时光走到2006年,这个九月秋风起处,我们意图寻访百年京张铁路留在这座城市里的痕迹:
它们是西直门火车站刚刚被拆除的老水塔、昆玉河畔玲珑公园里一个孤单的火车头,是车公庄大街车水马龙的地下沉默多年的关于一条铁路的传说,是京西门头沟大山里一趟只有一节旅客车厢但却始终不懈穿行的小火车……

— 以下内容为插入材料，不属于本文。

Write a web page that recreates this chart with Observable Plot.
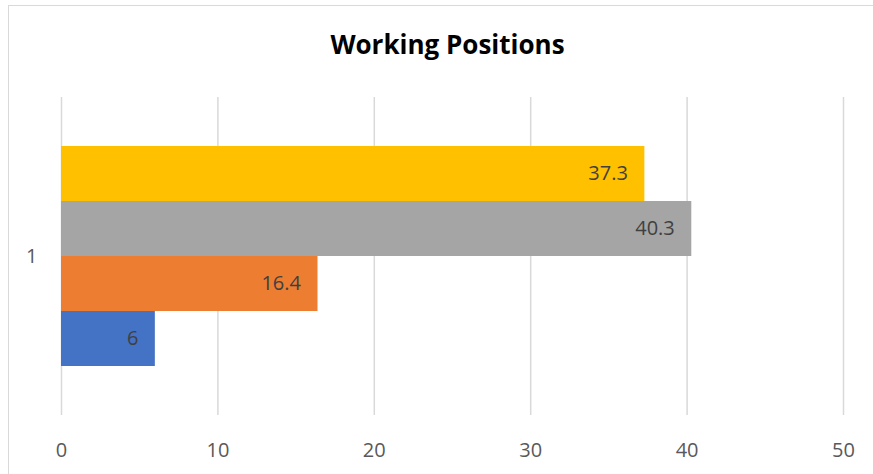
<!DOCTYPE html>
<html><head><meta charset="utf-8">
<script src="https://cdn.jsdelivr.net/npm/d3@7"></script>
<script src="https://cdn.jsdelivr.net/npm/@observablehq/plot@0.6"></script>
<style>
body{margin:0;background:#fff;font-family:"Open Sans",sans-serif;}
#wrap{position:relative;width:873px;height:474px;overflow:hidden;}
#border{position:absolute;left:8px;top:5px;width:900px;height:500px;border:1.5px solid #d9d9d9;pointer-events:none;}
</style></head>
<body><div id="wrap"><div id="border"></div></div>
<script>
const title = "Working Positions";
const categories = ["1"];
const series = ["Series1","Series2","Series3","Series4"];
const values = [6, 16.4, 40.3, 37.3];
const colors = ["#4472C4","#ED7D31","#A5A5A5","#FFC000"];
const xTicks = [0,10,20,30,40,50];

const rows = series.map((s,i)=>({category: categories[0], series: s, value: values[i]}));

const chart = Plot.plot({
  width: 873, height: 474,
  marginLeft: 61, marginRight: 30, marginTop: 97, marginBottom: 59,
  style: {fontFamily: "Open Sans, sans-serif", color: "#595959", background: "transparent"},
  x: {domain: [0,50], label: null},
  fy: {domain: categories, padding: 0, label: null},
  y: {domain: series.slice().reverse(), axis: null, paddingInner: 0, paddingOuter: 0.89},
  color: {domain: series, range: colors},
  marks: [
    Plot.ruleX(xTicks, {stroke: "#d9d9d9", strokeWidth: 1.5, strokeOpacity: 1}),
    Plot.axisX({ticks: xTicks, tickSize: 0, tickPadding: 27, fontSize: 20, fill: "#595959", label: null}),
    Plot.axisFy({anchor: "left", tickSize: 0, tickPadding: 24, fontSize: 20, fill: "#595959", label: null}),
    Plot.barX(rows, {x: "value", y: "series", fy: "category", fill: "series"}),
    Plot.text(rows, {x: "value", y: "series", fy: "category", text: d => String(d.value), textAnchor: "end", dx: -17, fill: "#404040", fontSize: 20}),
    Plot.text([title], {frameAnchor: "top", lineAnchor: "middle", dy: -52, dx: -5, text: d => d, fontWeight: "bold", fontSize: 26, fill: "#000"})
  ]
});
document.getElementById("wrap").prepend(chart);
</script>
</body></html>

京门支线,也称京门铁路,是詹天佑京张铁路的辅助铁路,同由詹天佑在1906年主持建造。原自西直门站南侧车公庄出岔,西经五路、田村等站,达门头沟的三家店、色树坟、大台各站至木城涧,共11站(含现丰沙线落坡岭站),正线53.363延长公里。其修建是为将门头沟的煤炭运抵西直门,供京张铁路蒸汽机车燃料之用。单线行驶,迄今也已百年。1971年2月1日西直门至五路段线路被拆除。
今天,在京西三家店至木城涧之间,依旧行驶着这北京地区唯一一趟只有一节车厢、一节机车的列车。每天两次往返,不舍冬夏,相伴着矿工、铁路人还有他们的家小,上工、回家。一趟全国火车时刻表上都查不到的火车,一趟所有售票处都不卖票、只能上车打票的火车。但是两个列车员、一个运转车长,每站、每个道口,每个人都一丝不苟,仍旧认真挥红旗停站、挥绿旗开车,固守着延续百年一份属于火车人的尊严的传统。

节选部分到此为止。